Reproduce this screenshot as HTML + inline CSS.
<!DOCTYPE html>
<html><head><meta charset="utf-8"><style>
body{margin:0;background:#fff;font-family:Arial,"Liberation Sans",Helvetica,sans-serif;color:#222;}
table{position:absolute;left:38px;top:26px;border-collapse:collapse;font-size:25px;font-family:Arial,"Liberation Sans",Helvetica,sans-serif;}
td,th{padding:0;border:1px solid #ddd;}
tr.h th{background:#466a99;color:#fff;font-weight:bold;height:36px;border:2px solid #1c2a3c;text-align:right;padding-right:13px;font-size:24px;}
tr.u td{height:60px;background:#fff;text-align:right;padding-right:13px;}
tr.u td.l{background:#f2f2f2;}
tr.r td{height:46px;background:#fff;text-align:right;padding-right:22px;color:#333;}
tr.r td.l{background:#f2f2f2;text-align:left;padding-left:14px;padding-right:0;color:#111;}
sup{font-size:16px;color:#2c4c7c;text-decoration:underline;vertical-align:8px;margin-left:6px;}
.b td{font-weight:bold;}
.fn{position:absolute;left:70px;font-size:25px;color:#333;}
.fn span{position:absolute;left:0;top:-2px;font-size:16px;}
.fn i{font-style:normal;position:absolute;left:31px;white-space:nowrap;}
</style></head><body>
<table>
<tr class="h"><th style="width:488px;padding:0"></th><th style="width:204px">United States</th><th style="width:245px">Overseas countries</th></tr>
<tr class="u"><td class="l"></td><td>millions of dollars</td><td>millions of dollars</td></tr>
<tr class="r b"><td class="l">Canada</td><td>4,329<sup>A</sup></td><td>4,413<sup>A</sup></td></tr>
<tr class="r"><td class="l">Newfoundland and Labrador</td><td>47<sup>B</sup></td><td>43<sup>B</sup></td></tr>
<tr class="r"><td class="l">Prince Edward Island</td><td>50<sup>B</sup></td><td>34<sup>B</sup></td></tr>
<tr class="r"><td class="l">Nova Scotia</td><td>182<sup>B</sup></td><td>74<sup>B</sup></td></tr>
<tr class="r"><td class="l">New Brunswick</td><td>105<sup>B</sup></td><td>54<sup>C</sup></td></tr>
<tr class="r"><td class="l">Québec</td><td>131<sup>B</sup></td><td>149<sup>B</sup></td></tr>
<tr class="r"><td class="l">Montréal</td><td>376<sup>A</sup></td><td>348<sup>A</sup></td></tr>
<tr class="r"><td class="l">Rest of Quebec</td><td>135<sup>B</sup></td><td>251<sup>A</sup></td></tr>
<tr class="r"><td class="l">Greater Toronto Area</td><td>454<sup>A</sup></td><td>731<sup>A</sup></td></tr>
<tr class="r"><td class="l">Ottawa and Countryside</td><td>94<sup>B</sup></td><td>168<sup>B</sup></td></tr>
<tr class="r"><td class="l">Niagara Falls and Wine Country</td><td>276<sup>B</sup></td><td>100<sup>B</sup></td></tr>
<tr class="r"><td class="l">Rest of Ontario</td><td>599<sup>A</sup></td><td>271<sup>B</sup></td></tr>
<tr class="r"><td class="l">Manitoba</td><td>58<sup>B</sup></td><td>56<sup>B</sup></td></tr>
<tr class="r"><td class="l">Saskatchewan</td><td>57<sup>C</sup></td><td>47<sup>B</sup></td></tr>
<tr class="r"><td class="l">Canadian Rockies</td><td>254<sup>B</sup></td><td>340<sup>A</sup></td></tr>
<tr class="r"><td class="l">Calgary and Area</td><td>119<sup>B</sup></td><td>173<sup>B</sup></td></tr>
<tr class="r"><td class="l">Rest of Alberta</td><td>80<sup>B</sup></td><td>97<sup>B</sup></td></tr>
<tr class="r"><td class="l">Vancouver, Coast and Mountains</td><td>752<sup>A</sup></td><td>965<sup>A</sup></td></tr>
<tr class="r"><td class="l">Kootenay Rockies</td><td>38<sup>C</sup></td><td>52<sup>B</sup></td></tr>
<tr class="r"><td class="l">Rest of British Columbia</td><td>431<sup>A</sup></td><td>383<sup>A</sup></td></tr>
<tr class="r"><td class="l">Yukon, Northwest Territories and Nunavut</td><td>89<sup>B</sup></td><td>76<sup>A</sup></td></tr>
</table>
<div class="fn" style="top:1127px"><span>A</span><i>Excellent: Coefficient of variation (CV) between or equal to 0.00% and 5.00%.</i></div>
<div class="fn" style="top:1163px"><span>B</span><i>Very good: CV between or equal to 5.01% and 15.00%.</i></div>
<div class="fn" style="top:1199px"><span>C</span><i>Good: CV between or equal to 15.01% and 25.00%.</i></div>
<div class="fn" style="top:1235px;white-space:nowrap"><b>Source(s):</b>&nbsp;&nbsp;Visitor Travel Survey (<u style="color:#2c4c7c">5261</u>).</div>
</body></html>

*Directions for this task:* Extract all of the data above without altering anything.

*Reply to the exercise:*
Reproduce this screenshot as HTML + inline CSS.
<!DOCTYPE html>
<html><head><meta charset="utf-8"><style>
body{margin:0;background:#fff;font-family:Arial,"Liberation Sans",Helvetica,sans-serif;color:#222;}
table{position:absolute;left:38px;top:26px;border-collapse:collapse;font-size:25px;font-family:Arial,"Liberation Sans",Helvetica,sans-serif;}
td,th{padding:0;border:1px solid #ddd;}
tr.h th{background:#466a99;color:#fff;font-weight:bold;height:36px;border:2px solid #1c2a3c;text-align:right;padding-right:13px;font-size:24px;}
tr.u td{height:60px;background:#fff;text-align:right;padding-right:13px;}
tr.u td.l{background:#f2f2f2;}
tr.r td{height:46px;background:#fff;text-align:right;padding-right:22px;color:#333;}
tr.r td.l{background:#f2f2f2;text-align:left;padding-left:14px;padding-right:0;color:#111;}
sup{font-size:16px;color:#2c4c7c;text-decoration:underline;vertical-align:8px;margin-left:6px;}
.b td{font-weight:bold;}
.fn{position:absolute;left:70px;font-size:25px;color:#333;}
.fn span{position:absolute;left:0;top:-2px;font-size:16px;}
.fn i{font-style:normal;position:absolute;left:31px;white-space:nowrap;}
</style></head><body>
<table>
<tr class="h"><th style="width:488px;padding:0"></th><th style="width:204px">United States</th><th style="width:245px">Overseas countries</th></tr>
<tr class="u"><td class="l"></td><td>millions of dollars</td><td>millions of dollars</td></tr>
<tr class="r b"><td class="l">Canada</td><td>4,329<sup>A</sup></td><td>4,413<sup>A</sup></td></tr>
<tr class="r"><td class="l">Newfoundland and Labrador</td><td>47<sup>B</sup></td><td>43<sup>B</sup></td></tr>
<tr class="r"><td class="l">Prince Edward Island</td><td>50<sup>B</sup></td><td>34<sup>B</sup></td></tr>
<tr class="r"><td class="l">Nova Scotia</td><td>182<sup>B</sup></td><td>74<sup>B</sup></td></tr>
<tr class="r"><td class="l">New Brunswick</td><td>105<sup>B</sup></td><td>54<sup>C</sup></td></tr>
<tr class="r"><td class="l">Québec</td><td>131<sup>B</sup></td><td>149<sup>B</sup></td></tr>
<tr class="r"><td class="l">Montréal</td><td>376<sup>A</sup></td><td>348<sup>A</sup></td></tr>
<tr class="r"><td class="l">Rest of Quebec</td><td>135<sup>B</sup></td><td>251<sup>A</sup></td></tr>
<tr class="r"><td class="l">Greater Toronto Area</td><td>454<sup>A</sup></td><td>731<sup>A</sup></td></tr>
<tr class="r"><td class="l">Ottawa and Countryside</td><td>94<sup>B</sup></td><td>168<sup>B</sup></td></tr>
<tr class="r"><td class="l">Niagara Falls and Wine Country</td><td>276<sup>B</sup></td><td>100<sup>B</sup></td></tr>
<tr class="r"><td class="l">Rest of Ontario</td><td>599<sup>A</sup></td><td>271<sup>B</sup></td></tr>
<tr class="r"><td class="l">Manitoba</td><td>58<sup>B</sup></td><td>56<sup>B</sup></td></tr>
<tr class="r"><td class="l">Saskatchewan</td><td>57<sup>C</sup></td><td>47<sup>B</sup></td></tr>
<tr class="r"><td class="l">Canadian Rockies</td><td>254<sup>B</sup></td><td>340<sup>A</sup></td></tr>
<tr class="r"><td class="l">Calgary and Area</td><td>119<sup>B</sup></td><td>173<sup>B</sup></td></tr>
<tr class="r"><td class="l">Rest of Alberta</td><td>80<sup>B</sup></td><td>97<sup>B</sup></td></tr>
<tr class="r"><td class="l">Vancouver, Coast and Mountains</td><td>752<sup>A</sup></td><td>965<sup>A</sup></td></tr>
<tr class="r"><td class="l">Kootenay Rockies</td><td>38<sup>C</sup></td><td>52<sup>B</sup></td></tr>
<tr class="r"><td class="l">Rest of British Columbia</td><td>431<sup>A</sup></td><td>383<sup>A</sup></td></tr>
<tr class="r"><td class="l">Yukon, Northwest Territories and Nunavut</td><td>89<sup>B</sup></td><td>76<sup>A</sup></td></tr>
</table>
<div class="fn" style="top:1127px"><span>A</span><i>Excellent: Coefficient of variation (CV) between or equal to 0.00% and 5.00%.</i></div>
<div class="fn" style="top:1163px"><span>B</span><i>Very good: CV between or equal to 5.01% and 15.00%.</i></div>
<div class="fn" style="top:1199px"><span>C</span><i>Good: CV between or equal to 15.01% and 25.00%.</i></div>
<div class="fn" style="top:1235px;white-space:nowrap"><b>Source(s):</b>&nbsp;&nbsp;Visitor Travel Survey (<u style="color:#2c4c7c">5261</u>).</div>
</body></html>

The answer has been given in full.